DIRECTIONS —
Check each line of the listing, and copy it if it contains the word "this".

SUPPLIED DATA —
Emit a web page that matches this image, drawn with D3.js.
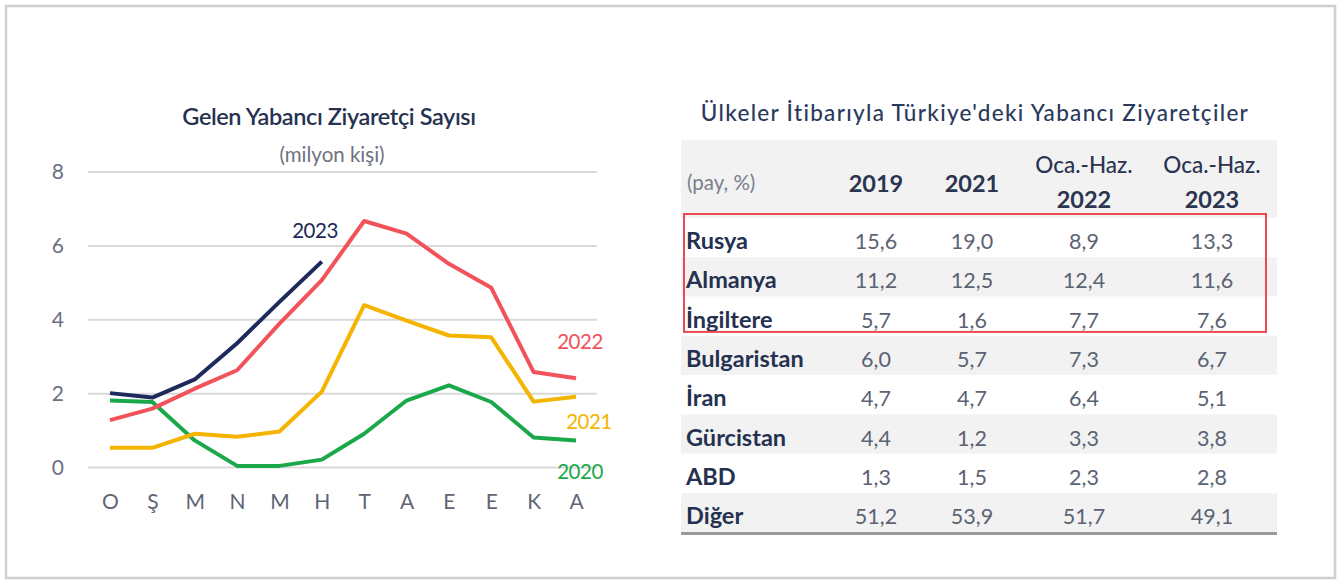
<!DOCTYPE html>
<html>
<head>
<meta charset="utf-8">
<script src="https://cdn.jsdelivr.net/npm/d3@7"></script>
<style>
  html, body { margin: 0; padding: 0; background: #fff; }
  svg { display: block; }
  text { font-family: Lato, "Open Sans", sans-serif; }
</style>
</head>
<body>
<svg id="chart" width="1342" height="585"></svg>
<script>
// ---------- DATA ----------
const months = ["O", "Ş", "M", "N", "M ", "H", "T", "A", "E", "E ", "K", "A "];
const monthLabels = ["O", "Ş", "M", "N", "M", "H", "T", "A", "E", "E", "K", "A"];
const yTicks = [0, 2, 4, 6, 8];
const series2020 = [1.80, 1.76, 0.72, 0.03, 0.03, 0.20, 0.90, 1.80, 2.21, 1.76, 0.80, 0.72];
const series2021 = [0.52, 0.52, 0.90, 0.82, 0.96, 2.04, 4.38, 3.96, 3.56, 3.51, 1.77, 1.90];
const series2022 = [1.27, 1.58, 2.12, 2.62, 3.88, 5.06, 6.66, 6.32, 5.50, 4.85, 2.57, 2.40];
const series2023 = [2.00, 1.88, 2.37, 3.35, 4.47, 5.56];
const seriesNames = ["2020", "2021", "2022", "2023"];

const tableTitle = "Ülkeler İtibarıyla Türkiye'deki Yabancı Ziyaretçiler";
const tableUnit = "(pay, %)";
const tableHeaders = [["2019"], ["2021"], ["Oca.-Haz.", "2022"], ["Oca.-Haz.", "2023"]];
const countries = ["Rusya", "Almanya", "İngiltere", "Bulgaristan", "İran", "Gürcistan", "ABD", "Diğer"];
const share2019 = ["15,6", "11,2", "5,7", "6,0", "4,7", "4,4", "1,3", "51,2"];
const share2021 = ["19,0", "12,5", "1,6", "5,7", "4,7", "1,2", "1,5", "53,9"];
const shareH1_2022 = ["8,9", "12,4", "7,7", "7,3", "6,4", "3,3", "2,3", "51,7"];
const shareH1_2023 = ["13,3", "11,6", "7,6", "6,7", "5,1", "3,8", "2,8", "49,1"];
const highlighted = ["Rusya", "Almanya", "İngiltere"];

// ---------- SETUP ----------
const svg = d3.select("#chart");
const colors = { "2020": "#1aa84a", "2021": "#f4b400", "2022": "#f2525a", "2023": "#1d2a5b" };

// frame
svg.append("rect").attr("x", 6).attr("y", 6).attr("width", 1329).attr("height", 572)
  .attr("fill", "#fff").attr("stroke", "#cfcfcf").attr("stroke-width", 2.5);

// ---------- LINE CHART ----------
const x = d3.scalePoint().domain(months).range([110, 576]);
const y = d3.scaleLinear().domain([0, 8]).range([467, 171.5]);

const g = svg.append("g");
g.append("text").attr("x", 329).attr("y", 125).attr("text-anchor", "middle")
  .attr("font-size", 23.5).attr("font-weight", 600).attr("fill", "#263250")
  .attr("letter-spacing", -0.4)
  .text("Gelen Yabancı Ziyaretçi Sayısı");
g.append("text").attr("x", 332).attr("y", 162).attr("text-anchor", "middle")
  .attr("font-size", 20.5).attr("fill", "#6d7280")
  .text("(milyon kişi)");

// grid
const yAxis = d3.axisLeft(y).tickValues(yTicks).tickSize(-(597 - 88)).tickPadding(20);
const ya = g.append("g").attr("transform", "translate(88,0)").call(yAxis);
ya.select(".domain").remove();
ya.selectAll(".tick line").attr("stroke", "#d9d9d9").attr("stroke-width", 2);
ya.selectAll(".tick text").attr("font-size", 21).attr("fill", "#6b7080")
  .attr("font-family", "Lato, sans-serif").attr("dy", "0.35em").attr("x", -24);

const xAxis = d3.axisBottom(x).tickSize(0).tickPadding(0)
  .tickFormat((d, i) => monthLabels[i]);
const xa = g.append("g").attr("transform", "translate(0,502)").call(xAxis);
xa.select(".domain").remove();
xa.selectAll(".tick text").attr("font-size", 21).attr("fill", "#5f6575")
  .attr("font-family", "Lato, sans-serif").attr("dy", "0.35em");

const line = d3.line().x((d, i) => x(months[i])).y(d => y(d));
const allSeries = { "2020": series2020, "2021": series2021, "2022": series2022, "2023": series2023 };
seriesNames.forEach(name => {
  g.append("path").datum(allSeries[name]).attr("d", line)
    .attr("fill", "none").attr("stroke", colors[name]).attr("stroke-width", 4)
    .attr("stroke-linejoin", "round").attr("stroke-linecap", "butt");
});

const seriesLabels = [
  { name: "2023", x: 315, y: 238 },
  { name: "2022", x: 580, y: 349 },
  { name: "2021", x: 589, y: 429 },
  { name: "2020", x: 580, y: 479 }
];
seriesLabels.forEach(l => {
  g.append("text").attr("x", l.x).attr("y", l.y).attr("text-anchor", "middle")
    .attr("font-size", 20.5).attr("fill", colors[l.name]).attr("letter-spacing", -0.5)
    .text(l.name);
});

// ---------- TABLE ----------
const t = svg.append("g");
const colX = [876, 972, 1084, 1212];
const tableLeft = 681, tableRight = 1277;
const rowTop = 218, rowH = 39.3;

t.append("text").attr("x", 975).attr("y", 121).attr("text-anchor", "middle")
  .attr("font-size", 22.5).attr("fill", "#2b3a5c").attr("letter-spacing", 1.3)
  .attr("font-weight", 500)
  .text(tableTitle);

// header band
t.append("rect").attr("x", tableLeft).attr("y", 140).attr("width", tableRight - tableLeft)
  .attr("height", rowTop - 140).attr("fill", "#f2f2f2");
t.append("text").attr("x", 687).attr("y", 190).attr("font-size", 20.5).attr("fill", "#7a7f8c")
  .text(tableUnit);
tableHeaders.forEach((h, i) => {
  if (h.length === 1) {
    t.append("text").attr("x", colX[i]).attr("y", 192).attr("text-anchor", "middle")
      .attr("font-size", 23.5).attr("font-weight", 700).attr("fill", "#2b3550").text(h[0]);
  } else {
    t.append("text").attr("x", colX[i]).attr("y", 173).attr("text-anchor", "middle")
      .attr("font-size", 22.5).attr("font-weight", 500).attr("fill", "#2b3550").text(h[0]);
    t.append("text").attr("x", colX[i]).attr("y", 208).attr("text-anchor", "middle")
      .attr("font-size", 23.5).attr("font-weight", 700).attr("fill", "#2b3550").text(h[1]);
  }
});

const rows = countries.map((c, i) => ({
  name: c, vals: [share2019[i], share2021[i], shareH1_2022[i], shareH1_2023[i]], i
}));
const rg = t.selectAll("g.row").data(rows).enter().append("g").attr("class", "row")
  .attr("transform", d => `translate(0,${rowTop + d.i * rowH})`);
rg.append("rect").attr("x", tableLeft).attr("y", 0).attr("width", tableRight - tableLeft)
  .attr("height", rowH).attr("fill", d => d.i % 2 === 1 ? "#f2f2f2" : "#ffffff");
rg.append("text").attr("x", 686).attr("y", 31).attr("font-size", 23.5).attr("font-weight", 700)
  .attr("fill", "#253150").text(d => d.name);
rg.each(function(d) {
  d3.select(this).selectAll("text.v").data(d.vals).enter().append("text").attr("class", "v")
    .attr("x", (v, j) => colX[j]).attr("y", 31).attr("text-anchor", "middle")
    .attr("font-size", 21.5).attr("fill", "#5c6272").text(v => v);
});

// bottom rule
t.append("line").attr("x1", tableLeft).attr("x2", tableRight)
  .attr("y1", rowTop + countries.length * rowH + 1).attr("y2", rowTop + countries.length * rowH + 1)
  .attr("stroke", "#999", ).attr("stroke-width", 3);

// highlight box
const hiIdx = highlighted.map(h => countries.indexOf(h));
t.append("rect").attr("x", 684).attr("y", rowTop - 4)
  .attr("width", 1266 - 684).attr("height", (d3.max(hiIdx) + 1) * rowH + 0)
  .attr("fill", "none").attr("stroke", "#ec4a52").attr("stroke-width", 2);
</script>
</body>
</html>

TASK OUTPUT —
Emit a web page that matches this image, drawn with D3.js.
  d3.select(this).selectAll("text.v").data(d.vals).enter().append("text").attr("class", "v")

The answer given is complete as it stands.